### Directive
Emit a verbatim copy of the lines below from the line with "Generate a Python" through the line with "ax = fig.add_axes([103", excluding pictures and everything outside that range.
----- Data shown -----
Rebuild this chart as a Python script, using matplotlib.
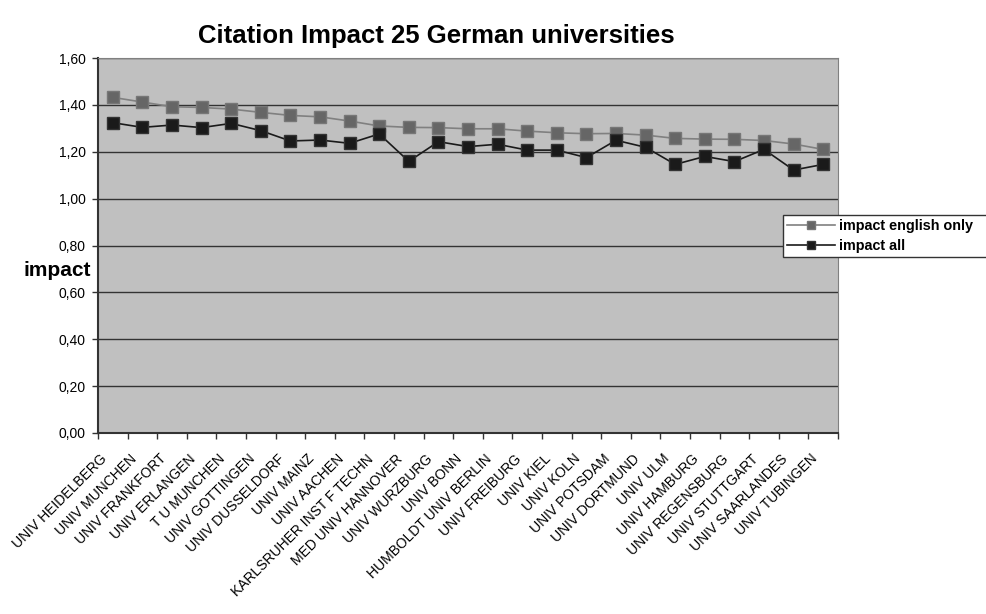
import numpy as np
import matplotlib.pyplot as plt
from matplotlib.ticker import FixedLocator
from matplotlib.transforms import ScaledTranslation

universities = [
    "UNIV HEIDELBERG", "UNIV MUNCHEN", "UNIV FRANKFORT", "UNIV ERLANGEN",
    "T U MUNCHEN", "UNIV GOTTINGEN", "UNIV DUSSELDORF", "UNIV MAINZ",
    "UNIV AACHEN", "KARLSRUHER INST F TECHN", "MED UNIV HANNOVER",
    "UNIV WURZBURG", "UNIV BONN", "HUMBOLDT UNIV BERLIN", "UNIV FREIBURG",
    "UNIV KIEL", "UNIV KOLN", "UNIV POTSDAM", "UNIV DORTMUND", "UNIV ULM",
    "UNIV HAMBURG", "UNIV REGENSBURG", "UNIV STUTTGART", "UNIV SAARLANDES",
    "UNIV TUBINGEN",
]
impact_english = [1.432, 1.412, 1.392, 1.389, 1.382, 1.368, 1.355, 1.349,
                  1.331, 1.310, 1.304, 1.303, 1.298, 1.298, 1.288, 1.281,
                  1.277, 1.278, 1.271, 1.257, 1.254, 1.253, 1.248, 1.233,
                  1.210]
impact_all = [1.324, 1.304, 1.314, 1.303, 1.321, 1.290, 1.246, 1.250,
              1.236, 1.276, 1.159, 1.243, 1.222, 1.232, 1.207, 1.207,
              1.175, 1.249, 1.219, 1.146, 1.180, 1.158, 1.210, 1.122,
              1.146]

plt.rcParams['font.family'] = ['Liberation Sans', 'DejaVu Sans']

fig = plt.figure(figsize=(9.87, 6.14), dpi=100)
ax = fig.add_axes([98 / 987, 1 - 433 / 614, 740 / 987, 375 / 614])
ax.set_facecolor('#c0c0c0')

x = np.arange(len(universities))
ax.plot(x, impact_english, color='#808080', lw=1.2, marker='s',
        markersize=8.5, markerfacecolor='#666666', markeredgecolor='#777777',
        label='impact english only', zorder=3)
ax.plot(x, impact_all, color='#1a1a1a', lw=1.2, marker='s',
        markersize=8.5, markerfacecolor='#1a1a1a', markeredgecolor='#333333',
        label='impact all', zorder=4)

ax.set_xlim(-0.5, len(universities) - 0.5)
ax.set_ylim(0, 1.6)
yt = np.arange(0, 1.61, 0.2)
ax.set_yticks(yt)
ax.set_yticklabels([f"{v:.2f}".replace('.', ',') for v in yt], fontsize=10)
ax.yaxis.grid(True, color='#333333', lw=1)
ax.set_axisbelow(True)

ax.set_xticks(x)
ax.set_xticklabels(universities, rotation=45, ha='right', va='center',
                   rotation_mode='anchor', fontsize=10)
ax.tick_params(axis='x', which='major', length=0, pad=17)
shift = ScaledTranslation(-0.08, 0, fig.dpi_scale_trans)
for lbl in ax.get_xticklabels():
    lbl.set_transform(lbl.get_transform() + shift)
ax.xaxis.set_minor_locator(FixedLocator(np.arange(-0.5, len(universities), 1)))
ax.tick_params(axis='x', which='minor', length=4, width=1, color='#333333')
ax.tick_params(axis='y', length=4, width=1, color='#333333', pad=5)

for side in ['top', 'right']:
    ax.spines[side].set_color('#808080')
for side in ['left', 'bottom']:
    ax.spines[side].set_color('#333333')
    ax.spines[side].set_linewidth(1.5)

fig.text(24 / 987, 1 - 270 / 614, 'impact', fontsize=15, fontweight='bold',
         va='center', ha='left')
fig.text(436 / 987, 1 - 36 / 614, 'Citation Impact 25 German universities',
         fontsize=18.5, fontweight='bold', ha='center', va='center')

leg = fig.legend(loc='upper left',
                 bbox_to_anchor=(783 / 987, 1 - 261 / 614, 240 / 987, 46 / 614),
                 mode='expand', borderaxespad=0, frameon=True, fancybox=False,
                 framealpha=1, edgecolor='#333333', handlelength=3.3,
                 handletextpad=0.3, borderpad=0.3, labelspacing=0.4,
                 markerscale=0.75, prop={'weight': 'bold', 'size': 10.4})
leg.get_frame().set_linewidth(1)

fig.savefig('out.png', dpi=100)
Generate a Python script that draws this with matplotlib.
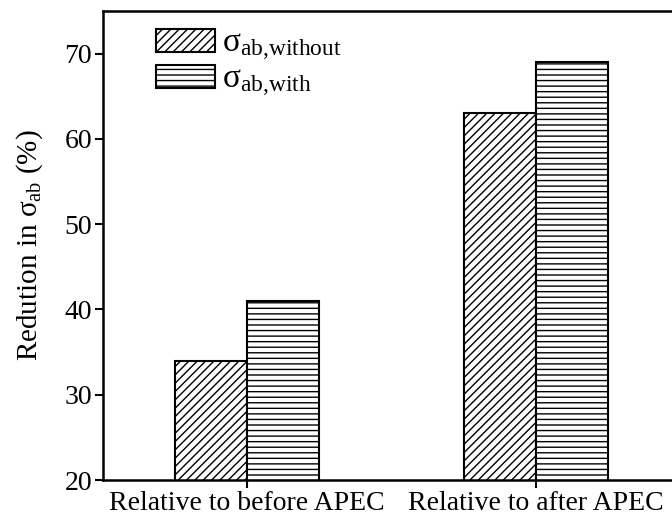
import numpy as np
import matplotlib.pyplot as plt

plt.rcParams['font.family'] = ['Liberation Serif', 'DejaVu Serif']
plt.rcParams['mathtext.fontset'] = 'custom'
plt.rcParams['mathtext.rm'] = 'Liberation Serif'
plt.rcParams['mathtext.it'] = 'Liberation Serif:italic'
plt.rcParams['hatch.linewidth'] = 1.0

categories = ['Relative to before APEC', 'Relative to after APEC']
without_vals = [34, 63]
with_vals = [41, 69]
labels = [r'$\mathrm{\sigma_{ab{,}without}}$', r'$\mathrm{\sigma_{ab{,}with}}$']

fig = plt.figure(figsize=(6.72, 5.21), dpi=100)
ax = fig.add_axes([103 / 672, 41 / 521, 577 / 672, 469 / 521])

x = np.arange(1, len(categories) + 1)
w = 0.25
ax.bar(x - w / 2, without_vals, w, color='white', edgecolor='black',
       linewidth=1.5, hatch='////', label=labels[0])
ax.bar(x + w / 2, with_vals, w, color='white', edgecolor='black',
       linewidth=1.5, hatch='---', label=labels[1])

ax.set_xlim(0.5, 2.5)
ax.set_ylim(20, 75)
ax.set_yticks([20, 30, 40, 50, 60, 70])
ax.set_xticks(x)
ax.set_xticklabels(categories)
ax.tick_params(direction='out', length=6, width=1.5, labelsize=20, pad=2)
for s in ax.spines.values():
    s.set_linewidth(1.8)

ax.set_ylabel(r'Redution in $\mathrm{\sigma_{ab}}$ (%)', fontsize=21, labelpad=14)

ax.legend(loc='upper left', bbox_to_anchor=(0.232, 0.945),
          bbox_transform=fig.transFigure, frameon=False, fontsize=24,
          handlelength=1.77, handleheight=0.72, labelspacing=0.05,
          handletextpad=0.2, borderpad=0, borderaxespad=0)

fig.savefig('out.png', dpi=100)
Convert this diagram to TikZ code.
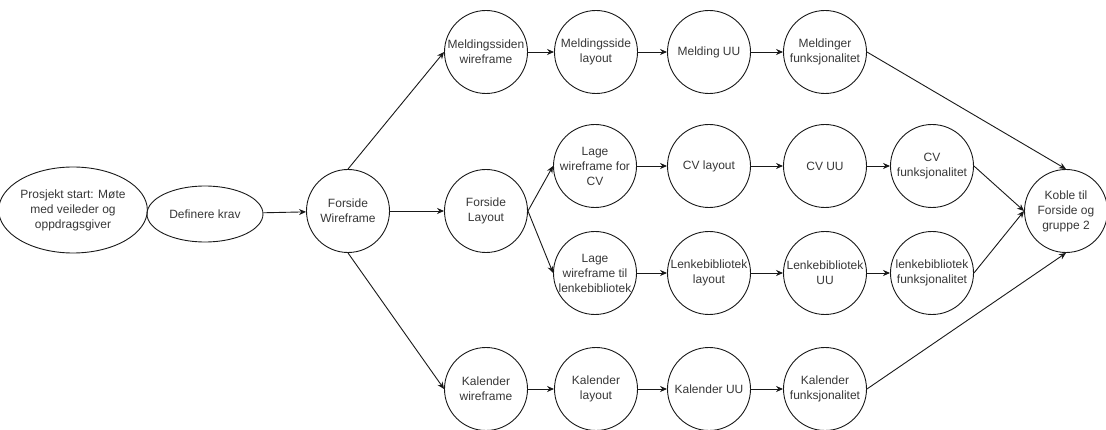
\documentclass[tikz,border=0pt]{standalone}
\usepackage{fontspec}
\setmainfont{Liberation Sans}
\usetikzlibrary{shapes.geometric,arrows.meta}

\begin{document}
\begin{tikzpicture}[x=1pt,y=-1pt]  %1 unit = 1 px of the sketch, y runs downwards
    \useasboundingbox (0,0) rectangle (1106,430);
    \definecolor{line-gr}{RGB}{25,25,25};   %lines and borders
    \definecolor{text-gr}{RGB}{55,55,55};   %label text
    \tikzset{task/.style={circle,draw=line-gr,line width=0.9pt,minimum size=83pt,inner sep=-5pt,align=center,text=text-gr,font=\fontsize{12}{15}\selectfont}};
    \tikzset{oval/.style={ellipse,draw=line-gr,line width=0.9pt,inner sep=0pt,align=center,text=text-gr,font=\fontsize{12}{15}\selectfont}};
    \tikzset{flow/.style={line-gr,line width=0.9pt,-{Stealth[length=7pt,width=6pt]}}};

    \def\ya{52};  \def\yb{166};  \def\ym{211};  \def\yc{273};  \def\yd{389};  %row heights
    \def\xa{486}; \def\xb{596}; \def\xc{709}; \def\xd{825}; \def\xe{932};    %column positions

    %start of the project
    \node[oval,minimum width=131pt,minimum height=86pt] (ps) at (73,210) {Prosjekt start: Møte\\med veileder og\\oppdragsgiver};
    \node[oval,minimum width=116pt,minimum height=56pt] (dk) at (205,214) {Definere krav};
    \node[task] (fw) at (348,\ym) {Forside\\Wireframe};
    \node[task] (fl) at (\xa,\ym) {Forside\\Layout};

    %meldinger
    \node[task] (mw) at (\xa,\ya) {Meldingssiden\\wireframe};
    \node[task] (ml) at (\xb,\ya) {Meldingsside\\layout};
    \node[task] (mu) at (\xc,\ya) {Melding UU};
    \node[task] (mf) at (\xd,\ya) {Meldinger\\funksjonalitet};

    %cv
    \node[task] (cw) at (595,\yb) {Lage\\wireframe for\\CV};
    \node[task] (cl) at (\xc,\yb) {CV layout};
    \node[task] (cu) at (\xd,\yb) {CV UU};
    \node[task] (cf) at (\xe,\yb) {CV\\funksjonalitet};

    %lenkebibliotek
    \node[task] (lw) at (595,\yc) {Lage\\wireframe til\\lenkebibliotek};
    \node[task] (ll) at (\xc,\yc) {Lenkebibliotek\\layout};
    \node[task] (lu) at (\xd,\yc) {Lenkebibliotek\\UU};
    \node[task] (lf) at (\xe,\yc) {lenkebibliotek\\funksjonalitet};

    %kalender
    \node[task] (kw) at (\xa,\yd) {Kalender\\wireframe};
    \node[task] (kl) at (\xb,\yd) {Kalender\\layout};
    \node[task] (ku) at (\xc,\yd) {Kalender UU};
    \node[task] (kf) at (\xd,\yd) {Kalender\\funksjonalitet};

    \node[task] (kb) at (1066,\ym) {Koble til\\Forside og\\gruppe 2};

    %arrows
    \draw[flow] (dk) -- (fw);
    \draw[flow] (fw) -- (fl);
    \draw[flow] (fw.north) -- (mw.west);
    \draw[flow] (fw.south) -- (kw.west);
    \draw[flow] (fl.east) -- (cw.west);
    \draw[flow] (fl.east) -- (lw.west);
    \foreach \a/\b in {mw/ml,ml/mu,mu/mf,cw/cl,cl/cu,cu/cf,lw/ll,ll/lu,lu/lf,kw/kl,kl/ku,ku/kf}
        \draw[flow] (\a) -- (\b);
    \draw[flow] (mf.east) -- (kb.north);
    \draw[flow] (cf.east) -- (kb.west);
    \draw[flow] (lf.east) -- (kb.west);
    \draw[flow] (kf.east) -- (kb.south);
\end{tikzpicture}
\end{document}
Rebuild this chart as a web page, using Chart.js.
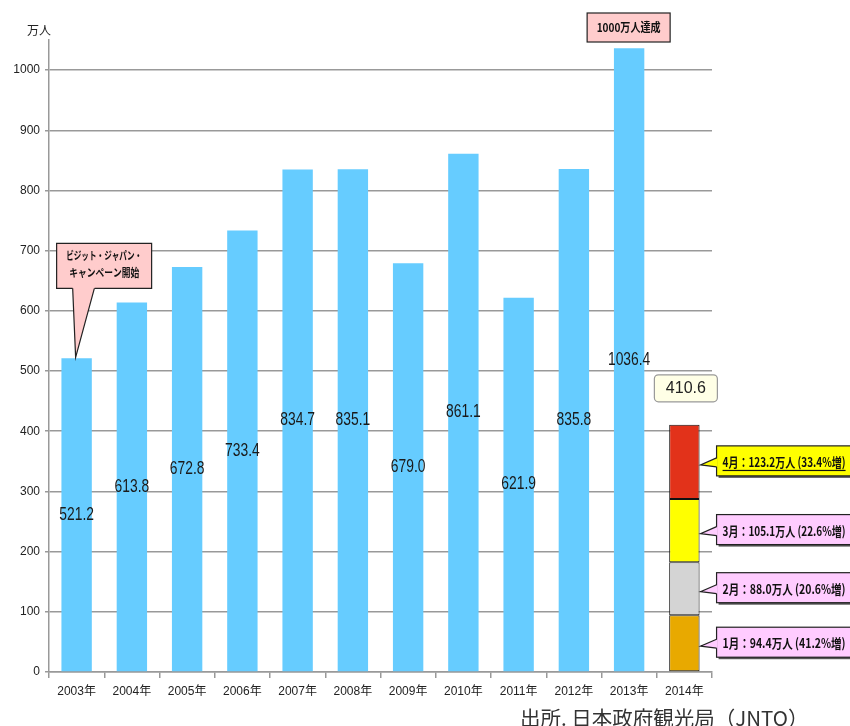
<!DOCTYPE html>
<html><head><meta charset="utf-8">
<script src="https://cdn.jsdelivr.net/npm/chart.js@4"></script>
<style>html,body{margin:0;padding:0;background:#fff;}canvas{display:block;}</style>
</head><body>
<canvas id="c" width="850" height="726"></canvas>
<script>
const years = ['2003年','2004年','2005年','2006年','2007年','2008年','2009年','2010年','2011年','2012年','2013年','2014年'];
const visitors = [521.2, 613.8, 672.8, 733.4, 834.7, 835.1, 679.0, 861.1, 621.9, 835.8, 1036.4, null];
const monthLabels = ['1月','2月','3月','4月'];
const months2014 = [94.4, 88.0, 105.1, 123.2];
const monthGrowth = ['41.2%','20.6%','22.6%','33.4%'];
const monthColors = ['#E8A900','#D4D4D4','#FFFF00','#E2321A'];
const total2014Label = '410.6';
const yAxisTitle = '万人';
const campaignNote = ['ビジット・ジャパン・','キャンペーン開始'];
const milestoneNote = '1000万人達成';
const sourceNote = '出所. 日本政府観光局（JNTO）';

const datasets = [{
  data: visitors, backgroundColor: '#66CCFF', borderWidth: 0
}];
monthLabels.forEach((m, k) => {
  const arr = years.map((_, i) => i === years.length - 1 ? months2014[k] : null);
  datasets.push({ data: arr, backgroundColor: monthColors[k], borderColor: '#111', borderWidth: 1, borderSkipped: false });
});

function box(ctx, x, y, w, h, fill, stroke, shadow) {
  if (shadow) { ctx.fillStyle = '#555'; ctx.fillRect(x + 2, y + 2, w, h); }
  ctx.fillStyle = fill; ctx.fillRect(x, y, w, h);
  ctx.strokeStyle = stroke; ctx.lineWidth = 1.2; ctx.strokeRect(x, y, w, h);
}

const notes = {
  id: 'notes',
  afterDatasetsDraw(chart) {
    const ctx = chart.ctx;
    const area = chart.chartArea;
    ctx.save();
    // value labels in the bars
    const m0 = chart.getDatasetMeta(0);
    ctx.fillStyle = '#1a1a1a';
    ctx.font = '18px "Liberation Sans Narrow", "Liberation Sans", sans-serif';
    ctx.textAlign = 'center'; ctx.textBaseline = 'middle';
    m0.data.forEach((bar, i) => {
      if (visitors[i] == null) return;
      ctx.save();
      ctx.translate(bar.x, (bar.y + bar.base) / 2);
      ctx.scale(0.77, 1);
      ctx.fillText(visitors[i].toFixed(1), 0, 0);
      ctx.restore();
    });
    // y axis title
    ctx.font = '12px "Noto Sans CJK JP", sans-serif';
    ctx.fillStyle = '#222';
    ctx.fillText(yAxisTitle, 39, 30);

    // campaign callout on first bar
    const b0 = m0.data[0];
    const cx0 = b0.x - 20, cy0 = b0.y - 115, cw0 = 95, ch0 = 45;
    ctx.beginPath();
    ctx.moveTo(b0.x - 4, cy0 + ch0 - 1);
    ctx.lineTo(b0.x - 1, b0.y - 1);
    ctx.lineTo(b0.x + 18, cy0 + ch0 - 1);
    ctx.closePath();
    ctx.fillStyle = '#FFCCCC'; ctx.fill();
    ctx.strokeStyle = '#222'; ctx.lineWidth = 1.2; ctx.stroke();
    ctx.fillStyle = '#FFCCCC'; ctx.fillRect(cx0, cy0, cw0, ch0);
    ctx.beginPath();
    ctx.moveTo(b0.x - 4, cy0 + ch0); ctx.lineTo(cx0, cy0 + ch0); ctx.lineTo(cx0, cy0);
    ctx.lineTo(cx0 + cw0, cy0); ctx.lineTo(cx0 + cw0, cy0 + ch0); ctx.lineTo(b0.x + 18, cy0 + ch0);
    ctx.stroke();
    ctx.fillStyle = '#111';
    ctx.font = 'bold 11px "Noto Sans CJK JP", sans-serif';
    ctx.fillText(campaignNote[0], cx0 + cw0 / 2, cy0 + 13, 76);
    ctx.fillText(campaignNote[1], cx0 + cw0 / 2, cy0 + 30, 70);

    // milestone callout over 2013
    const b13 = m0.data[10];
    box(ctx, b13.x - 42, area.top - 27, 83, 29, '#FFCCCC', '#222', false);
    ctx.fillStyle = '#111';
    ctx.font = 'bold 12px "Noto Sans CJK JP", sans-serif';
    ctx.fillText(milestoneNote, b13.x - 0.5, area.top - 12.5, 64);

    // 2014 total label
    const topBar = chart.getDatasetMeta(4).data[11];
    ctx.beginPath();
    ctx.roundRect(topBar.x - 30, topBar.y - 50, 63, 27, 4);
    ctx.fillStyle = '#FFFFE6'; ctx.fill();
    ctx.strokeStyle = '#999'; ctx.lineWidth = 1.2; ctx.stroke();
    ctx.fillStyle = '#222';
    ctx.font = '16px "Liberation Sans Narrow", "Liberation Sans", sans-serif';
    ctx.fillText(total2014Label, topBar.x + 1.5, topBar.y - 36.5);

    // monthly callouts
    monthLabels.forEach((m, k) => {
      const bar = chart.getDatasetMeta(1 + k).data[11];
      const cy = (bar.y + bar.base) / 2;
      const bx = bar.x + bar.width / 2 + 17, by = cy - 16, bw = 150, bh = 30;
      const fill = k === 3 ? '#FFFF00' : '#FFCCFF';
      box(ctx, bx, by, bw, bh, fill, '#222', true);
      ctx.beginPath();
      ctx.moveTo(bx + 1, cy - 4);
      ctx.lineTo(bar.x + bar.width / 2 + 1, cy + 3);
      ctx.lineTo(bx + 1, cy + 5);
      ctx.closePath();
      ctx.fillStyle = fill; ctx.fill();
      ctx.strokeStyle = '#222'; ctx.lineWidth = 1.2;
      ctx.beginPath();
      ctx.moveTo(bx, cy - 4); ctx.lineTo(bar.x + bar.width / 2 + 1, cy + 3); ctx.lineTo(bx, cy + 5);
      ctx.stroke();
      ctx.fillStyle = '#111';
      ctx.font = 'bold 13px "Noto Sans CJK JP", sans-serif';
      ctx.textAlign = 'left';
      const txt = m + '：' + months2014[k].toFixed(1) + '万人 (' + monthGrowth[k] + '増)';
      ctx.fillText(txt, bx + 6, cy, 123);
      if (k === 3) {
        ctx.fillRect(bx + 6, cy + 8, 123, 1.2);
      }
      ctx.textAlign = 'center';
    });

    // source
    ctx.fillStyle = '#333';
    ctx.textAlign = 'left';
    ctx.font = '20.5px "Noto Sans CJK JP", sans-serif';
    ctx.fillText(sourceNote, 520, 718);
    ctx.restore();
  }
};

new Chart(document.getElementById('c'), {
  type: 'bar',
  data: { labels: years, datasets },
  options: {
    responsive: false, animation: false,
    layout: { padding: { top: 40, right: 138, left: 0, bottom: 0 } },
    plugins: { legend: { display: false }, tooltip: { enabled: false } },
    datasets: { bar: { categoryPercentage: 1, barPercentage: 0.55 } },
    scales: {
      x: {
        stacked: true,
        grid: { display: true, drawOnChartArea: false, drawTicks: true, tickLength: 6, color: '#999', lineWidth: 1.5, offset: true },
        border: { color: '#999', width: 1.5 },
        ticks: { color: '#222', font: { size: 12, family: '"Liberation Sans", "Noto Sans CJK JP", sans-serif' }, padding: 6, maxRotation: 0, autoSkip: false },
        afterFit(s) { s.height = 54; }
      },
      y: {
        stacked: true, min: 0, max: 1050,
        grid: { color: '#999', lineWidth: 1.5, tickLength: 4 },
        border: { color: '#999', width: 1.5 },
        ticks: { stepSize: 100, color: '#222', font: { size: 12, family: '"Liberation Sans", sans-serif' }, padding: 5, callback: v => String(v) },
        afterBuildTicks(s) { s.ticks = s.ticks.filter(t => t.value % 100 === 0); },
        afterFit(s) { s.width = 49; }
      }
    }
  },
  plugins: [notes]
});
</script>
</body></html>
-----
### Answer
Generate a Python script that draws this with matplotlib.
import numpy as np
import matplotlib.pyplot as plt

plt.rcParams['font.family'] = ['Liberation Serif', 'DejaVu Serif']
plt.rcParams['mathtext.fontset'] = 'custom'
plt.rcParams['mathtext.rm'] = 'Liberation Serif'
plt.rcParams['mathtext.it'] = 'Liberation Serif:italic'
plt.rcParams['hatch.linewidth'] = 1.0

categories = ['Relative to before APEC', 'Relative to after APEC']
without_vals = [34, 63]
with_vals = [41, 69]
labels = [r'$\mathrm{\sigma_{ab{,}without}}$', r'$\mathrm{\sigma_{ab{,}with}}$']

fig = plt.figure(figsize=(6.72, 5.21), dpi=100)
ax = fig.add_axes([103 / 672, 41 / 521, 577 / 672, 469 / 521])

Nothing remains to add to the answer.